• [Stated task] All records must be quoted exactly. Omit the pictures.

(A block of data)
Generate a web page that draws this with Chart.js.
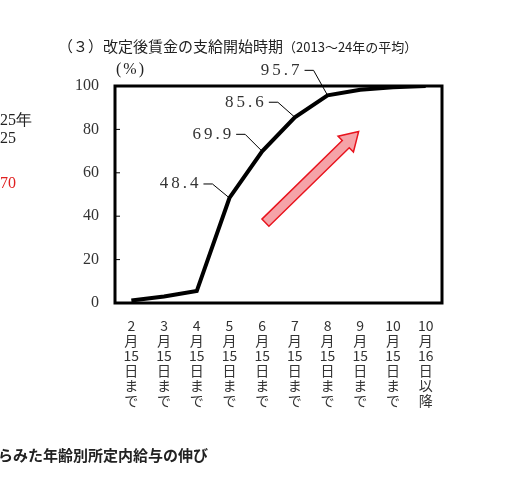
<!DOCTYPE html>
<html><head><meta charset="utf-8">
<script src="https://cdn.jsdelivr.net/npm/chart.js@4"></script>
<style>
body{margin:0;background:#fff;width:516px;height:494px;overflow:hidden;position:relative;font-family:"Noto Sans CJK JP";}
.t{position:absolute;white-space:nowrap;color:#222;}
</style></head><body>
<canvas id="c" width="516" height="494" style="position:absolute;left:0;top:0"></canvas>
<div class="t" style="left:58px;top:35px;font-size:15px;">（３）改定後賃金の支給開始時期<span style="font-size:13px">（2013～24年の平均）</span></div>
<div class="t" style="left:116px;top:60px;font-size:16px;font-family:'Liberation Serif';letter-spacing:2px">(%)</div>
<div class="t" style="left:0px;top:110px;font-size:16px;font-family:'Liberation Serif'">25年</div>
<div class="t" style="left:0px;top:129px;font-size:16px;font-family:'Liberation Serif'">25</div>
<div class="t" style="left:0px;top:174px;font-size:16px;font-family:'Liberation Serif';color:#e02020">70</div>
<div class="t" style="left:-4px;top:330px;font-size:15px;">)</div>
<div class="t" style="left:-2px;top:444px;font-size:15px;font-weight:bold">らみた年齢別所定内給与の伸び</div>
<script>
const categories=[["2","月","15","日","ま","で"],["3","月","15","日","ま","で"],["4","月","15","日","ま","で"],["5","月","15","日","ま","で"],["6","月","15","日","ま","で"],["7","月","15","日","ま","で"],["8","月","15","日","ま","で"],["9","月","15","日","ま","で"],["10","月","15","日","ま","で"],["10","月","16","日","以","降"]];
const values=[1.2,3,5.5,48.4,69.9,85.6,95.7,98.3,99.4,100];
const labelIdx=[3,4,5,6];
const labelText=["48.4","69.9","85.6","95.7"];
const yTicks=[0,20,40,60,80,100];

const deco={id:'deco',afterDatasetsDraw(ch){
  const c=ch.ctx,a=ch.chartArea,x=ch.scales.x,y=ch.scales.y;
  c.save();
  c.strokeStyle='#000';c.lineWidth=3;c.strokeRect(a.left,a.top,a.right-a.left,a.bottom-a.top);
  c.lineWidth=1;
  yTicks.forEach(v=>{const py=y.getPixelForValue(v);c.beginPath();c.moveTo(a.left,py);c.lineTo(a.left+5,py);c.stroke();});
  c.font='17px "Liberation Serif"';c.fillStyle='#333';c.textBaseline='middle';c.textAlign='right';
  if('letterSpacing' in c) c.letterSpacing='3px';
  const offs=[[-26,-14],[-26,-17],[-26,-15],[-23,-25]];
  labelIdx.forEach((i,k)=>{
    const px=x.getPixelForValue(i),py=y.getPixelForValue(values[i]);
    const ex=px+offs[k][0],ey=py+offs[k][1];
    c.beginPath();c.moveTo(px,py);c.lineTo(ex+9,ey);c.lineTo(ex,ey);c.stroke();
    c.fillText(labelText[k],ex-2,ey);
  });
  if('letterSpacing' in c) c.letterSpacing='0px';
  const x0=x.getPixelForValue(4.1),y0=y.getPixelForValue(37),x1=x.getPixelForValue(6.95),y1=y.getPixelForValue(79);
  const ang=Math.atan2(y1-y0,x1-x0),L=Math.hypot(x1-x0,y1-y0);
  c.translate(x0,y0);c.rotate(ang);
  c.beginPath();c.moveTo(0,-5);c.lineTo(L-18,-5);c.lineTo(L-18,-11);c.lineTo(L,0);c.lineTo(L-18,11);c.lineTo(L-18,5);c.lineTo(0,5);c.closePath();
  c.fillStyle='#f5a3a8';c.fill();c.strokeStyle='#e8141e';c.lineWidth=1.5;c.stroke();
  c.restore();
}};

new Chart(document.getElementById('c'),{type:'line',
data:{labels:categories,datasets:[{data:values,borderColor:'#000',borderWidth:4,pointRadius:0,tension:0,fill:false}]},
options:{responsive:false,animation:false,
layout:{padding:{left:60,right:74,top:86,bottom:0}},
plugins:{legend:{display:false},tooltip:{enabled:false}},
scales:{
 x:{offset:true,grid:{display:false},border:{display:false},afterFit:s=>{s.height=191;},
   ticks:{color:'#333',font:{family:'"Noto Sans CJK JP"',size:14,lineHeight:1.08},maxRotation:0,autoSkip:false,padding:7}},
 y:{min:0,max:100,afterFit:s=>{s.width=55;},afterBuildTicks:s=>{s.ticks=yTicks.map(v=>({value:v}));},
   grid:{display:false},border:{display:false},
   ticks:{color:'#333',font:{family:'"Liberation Serif"',size:16},padding:8}}
}},plugins:[deco]});
</script></body></html>
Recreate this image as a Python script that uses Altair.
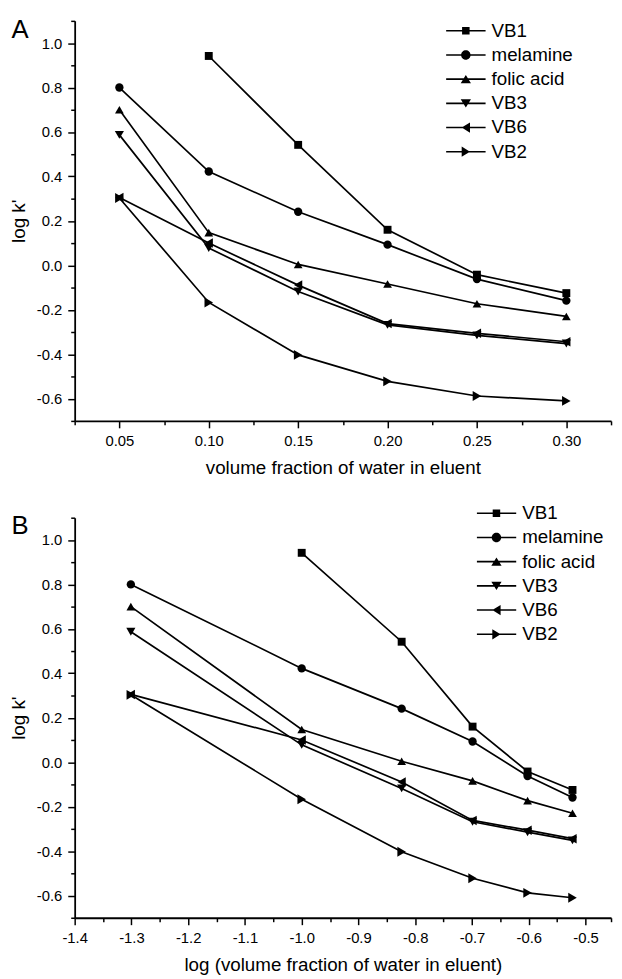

• [The answer]
Generate a web page that draws this with Chart.js.
<!DOCTYPE html>
<html><head><meta charset="utf-8">
<script src="https://cdn.jsdelivr.net/npm/chart.js@4"></script>
<style>
body{margin:0;background:#fff;width:516px;height:494px;overflow:hidden;position:relative;font-family:"Noto Sans CJK JP";}
.t{position:absolute;white-space:nowrap;color:#222;}
</style></head><body>
<canvas id="c" width="516" height="494" style="position:absolute;left:0;top:0"></canvas>
<div class="t" style="left:58px;top:35px;font-size:15px;">（３）改定後賃金の支給開始時期<span style="font-size:13px">（2013～24年の平均）</span></div>
<div class="t" style="left:116px;top:60px;font-size:16px;font-family:'Liberation Serif';letter-spacing:2px">(%)</div>
<div class="t" style="left:0px;top:110px;font-size:16px;font-family:'Liberation Serif'">25年</div>
<div class="t" style="left:0px;top:129px;font-size:16px;font-family:'Liberation Serif'">25</div>
<div class="t" style="left:0px;top:174px;font-size:16px;font-family:'Liberation Serif';color:#e02020">70</div>
<div class="t" style="left:-4px;top:330px;font-size:15px;">)</div>
<div class="t" style="left:-2px;top:444px;font-size:15px;font-weight:bold">らみた年齢別所定内給与の伸び</div>
<script>
const categories=[["2","月","15","日","ま","で"],["3","月","15","日","ま","で"],["4","月","15","日","ま","で"],["5","月","15","日","ま","で"],["6","月","15","日","ま","で"],["7","月","15","日","ま","で"],["8","月","15","日","ま","で"],["9","月","15","日","ま","で"],["10","月","15","日","ま","で"],["10","月","16","日","以","降"]];
const values=[1.2,3,5.5,48.4,69.9,85.6,95.7,98.3,99.4,100];
const labelIdx=[3,4,5,6];
const labelText=["48.4","69.9","85.6","95.7"];
const yTicks=[0,20,40,60,80,100];

const deco={id:'deco',afterDatasetsDraw(ch){
  const c=ch.ctx,a=ch.chartArea,x=ch.scales.x,y=ch.scales.y;
  c.save();
  c.strokeStyle='#000';c.lineWidth=3;c.strokeRect(a.left,a.top,a.right-a.left,a.bottom-a.top);
  c.lineWidth=1;
  yTicks.forEach(v=>{const py=y.getPixelForValue(v);c.beginPath();c.moveTo(a.left,py);c.lineTo(a.left+5,py);c.stroke();});
  c.font='17px "Liberation Serif"';c.fillStyle='#333';c.textBaseline='middle';c.textAlign='right';
  if('letterSpacing' in c) c.letterSpacing='3px';
  const offs=[[-26,-14],[-26,-17],[-26,-15],[-23,-25]];
  labelIdx.forEach((i,k)=>{
    const px=x.getPixelForValue(i),py=y.getPixelForValue(values[i]);
    const ex=px+offs[k][0],ey=py+offs[k][1];
    c.beginPath();c.moveTo(px,py);c.lineTo(ex+9,ey);c.lineTo(ex,ey);c.stroke();
    c.fillText(labelText[k],ex-2,ey);
  });
  if('letterSpacing' in c) c.letterSpacing='0px';
  const x0=x.getPixelForValue(4.1),y0=y.getPixelForValue(37),x1=x.getPixelForValue(6.95),y1=y.getPixelForValue(79);
  const ang=Math.atan2(y1-y0,x1-x0),L=Math.hypot(x1-x0,y1-y0);
  c.translate(x0,y0);c.rotate(ang);
  c.beginPath();c.moveTo(0,-5);c.lineTo(L-18,-5);c.lineTo(L-18,-11);c.lineTo(L,0);c.lineTo(L-18,11);c.lineTo(L-18,5);c.lineTo(0,5);c.closePath();
  c.fillStyle='#f5a3a8';c.fill();c.strokeStyle='#e8141e';c.lineWidth=1.5;c.stroke();
  c.restore();
}};

new Chart(document.getElementById('c'),{type:'line',
data:{labels:categories,datasets:[{data:values,borderColor:'#000',borderWidth:4,pointRadius:0,tension:0,fill:false}]},
options:{responsive:false,animation:false,
layout:{padding:{left:60,right:74,top:86,bottom:0}},
plugins:{legend:{display:false},tooltip:{enabled:false}},
scales:{
 x:{offset:true,grid:{display:false},border:{display:false},afterFit:s=>{s.height=191;},
   ticks:{color:'#333',font:{family:'"Noto Sans CJK JP"',size:14,lineHeight:1.08},maxRotation:0,autoSkip:false,padding:7}},
 y:{min:0,max:100,afterFit:s=>{s.width=55;},afterBuildTicks:s=>{s.ticks=yTicks.map(v=>({value:v}));},
   grid:{display:false},border:{display:false},
   ticks:{color:'#333',font:{family:'"Liberation Serif"',size:16},padding:8}}
}},plugins:[deco]});
</script></body></html>
Recreate this image as a Python script that uses Altair.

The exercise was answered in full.